Maybe I misread it, but it seemed to imply this was also for the sh shell, which I have by default. Anyway, I could not get this to work, so with some research, I discovered a UNIX tutorial which showed this command for sh, bash and ksh.
VISUAL=ee; export VISUAL
EDITOR=ee; export EDITOR

This worked, and ee comes up, for example, when using chsh. I guess what I'm really asking is did I just misunderstand the handbook and that bash command does not apply to sh.


----------



## Yampress (Sep 19, 2016)

> Welcome to FreeBSD! This handbook covers the installation and day to day use of _FreeBSD 9.3-RELEASE_ and _FreeBSD 10.3-RELEASE_. This book is the result of ongoing work by many individuals. Some sections might be outdated.
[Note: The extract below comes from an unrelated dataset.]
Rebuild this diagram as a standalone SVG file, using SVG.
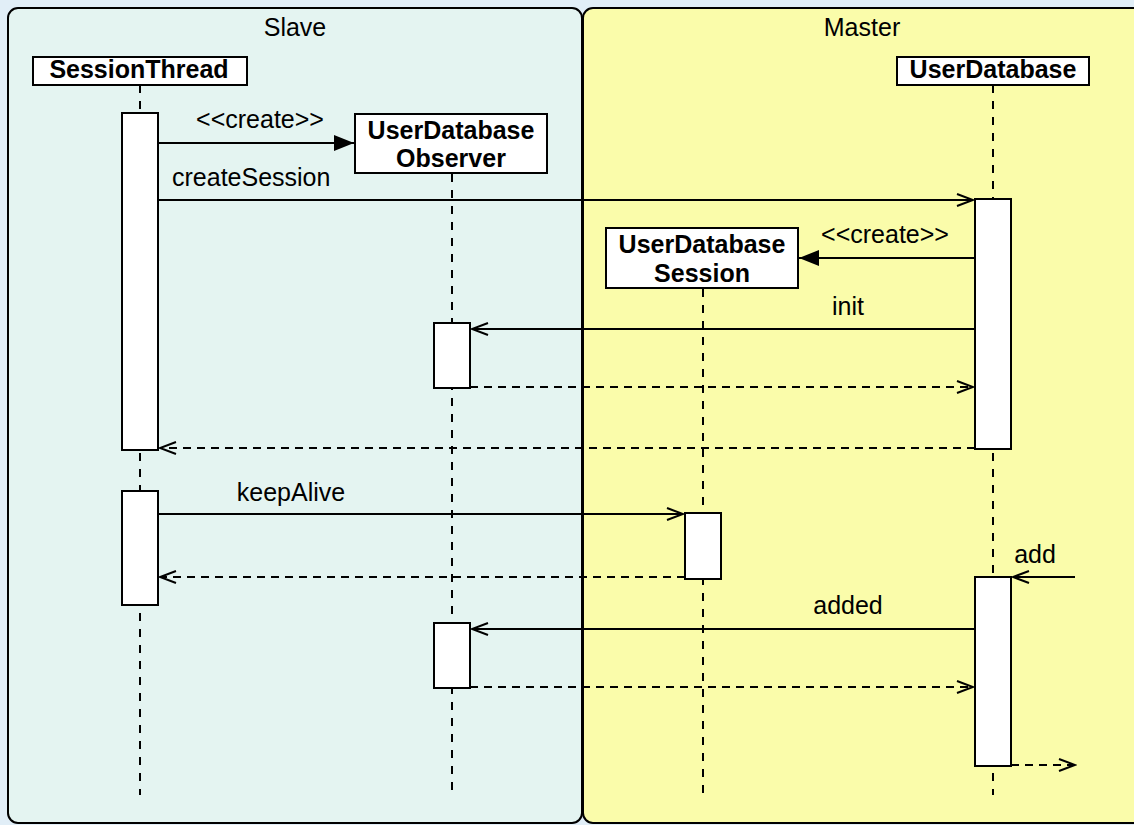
<svg xmlns="http://www.w3.org/2000/svg" width="1134" height="825" viewBox="0 0 1134 825">
<style>
text{font-family:"Liberation Sans",Arial,sans-serif;font-size:25px;fill:#000}
.b{font-weight:bold;text-anchor:middle}
.c{text-anchor:middle}
.box{fill:#fff;stroke:#000;stroke-width:2}
.life{stroke:#000;stroke-width:2;stroke-dasharray:8,8;fill:none}
.msg{stroke:#000;stroke-width:2;fill:none}
.ret{stroke:#000;stroke-width:2;fill:none;stroke-dasharray:8,6}
</style>
<defs>
<marker id="open" markerWidth="20" markerHeight="14" refX="18" refY="7" orient="auto" markerUnits="userSpaceOnUse"><path d="M2,1 L18,7 L2,13" fill="none" stroke="#000" stroke-width="2"/></marker>
<marker id="fill" markerWidth="22" markerHeight="18" refX="20" refY="9" orient="auto" markerUnits="userSpaceOnUse"><path d="M0,1 L20,9 L0,17 Z" fill="#000"/></marker>
</defs>
<rect x="0" y="0" width="1134" height="825" fill="#e1eef7"/>
<g id="frame-slave">
<rect x="8" y="8" width="574" height="815" rx="10" fill="#e4f4f1" stroke="#000" stroke-width="2"/>
<text x="295" y="36" class="c">Slave</text>
</g>
<g id="frame-master">
<rect x="583" y="8" width="570" height="815" rx="10" fill="#fafcaa" stroke="#000" stroke-width="2"/>
<text x="862" y="36" class="c">Master</text>
</g>
<g id="lifelines">
<line x1="140" y1="85" x2="140" y2="795" class="life"/>
<line x1="452" y1="174" x2="452" y2="795" class="life"/>
<line x1="703" y1="289" x2="703" y2="795" class="life"/>
<line x1="993" y1="85" x2="993" y2="795" class="life"/>
</g>
<g id="SessionThread">
<rect x="33" y="57" width="214" height="28" class="box"/>
<text x="139" y="78" class="b">SessionThread</text>
<rect x="122" y="113" width="36" height="337" class="box"/>
<rect x="122" y="491" width="36" height="114" class="box"/>
</g>
<g id="UserDatabaseObserver">
<rect x="355" y="114" width="192" height="59" class="box"/>
<text x="451" y="139" class="b">UserDatabase</text>
<text x="451" y="167" class="b">Observer</text>
<rect x="434" y="323" width="36" height="65" class="box"/>
<rect x="434" y="623" width="36" height="65" class="box"/>
</g>
<g id="UserDatabaseSession">
<rect x="606" y="228" width="192" height="60" class="box"/>
<text x="702" y="253" class="b">UserDatabase</text>
<text x="702" y="282" class="b">Session</text>
<rect x="685" y="513" width="36" height="66" class="box"/>
</g>
<g id="UserDatabase">
<rect x="897" y="57" width="192" height="28" class="box"/>
<text x="993" y="78" class="b">UserDatabase</text>
<rect x="975" y="199" width="36" height="250" class="box"/>
<rect x="975" y="577" width="36" height="189" class="box"/>
</g>
<g id="connectors">
<line x1="158" y1="143" x2="354" y2="143" class="msg" marker-end="url(#fill)"/>
<text x="260" y="128" class="c">&lt;&lt;create&gt;&gt;</text>
<line x1="158" y1="200" x2="973" y2="200" class="msg" marker-end="url(#open)"/>
<text x="172" y="186">createSession</text>
<line x1="975" y1="258" x2="799" y2="258" class="msg" marker-end="url(#fill)"/>
<text x="885" y="243" class="c">&lt;&lt;create&gt;&gt;</text>
<line x1="975" y1="329" x2="472" y2="329" class="msg" marker-end="url(#open)"/>
<text x="848" y="315" class="c">init</text>
<line x1="470" y1="387" x2="973" y2="387" class="ret" marker-end="url(#open)"/>
<line x1="975" y1="448" x2="160" y2="448" class="ret" marker-end="url(#open)"/>
<line x1="158" y1="514" x2="683" y2="514" class="msg" marker-end="url(#open)"/>
<text x="291" y="501" class="c">keepAlive</text>
<line x1="685" y1="577" x2="160" y2="577" class="ret" marker-end="url(#open)"/>
<line x1="1075" y1="577" x2="1013" y2="577" class="msg" marker-end="url(#open)"/>
<text x="1035" y="563" class="c">add</text>
<line x1="975" y1="629" x2="472" y2="629" class="msg" marker-end="url(#open)"/>
<text x="848" y="614" class="c">added</text>
<line x1="470" y1="687" x2="973" y2="687" class="ret" marker-end="url(#open)"/>
<line x1="1011" y1="765" x2="1075" y2="765" class="ret" marker-end="url(#open)"/>
</g>
</svg>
Those interested in helping to update and expand this document should send email to the FreeBSD documentation project mailing list.



Between 10.3 and 11.0  not much difference

You can learn


----------



## drhowarddrfine (Sep 20, 2016)

Did you install bash? bash is not installed by default and is not a default shell for user or root.


----------



## tobik@ (Sep 20, 2016)

David Caldwell said:


> I guess what I'm really asking is did I just misunderstand the handbook and that bash command does not apply to sh.


`export EDITOR="/usr/bin/ee"` should work fine in either sh or bash.


----------



## SirDice (Sep 20, 2016)

Note, for csh(1) (root's default shell), the syntax is slightly different: `setenv EDITOR ee`. See ~/.cshrc.


----------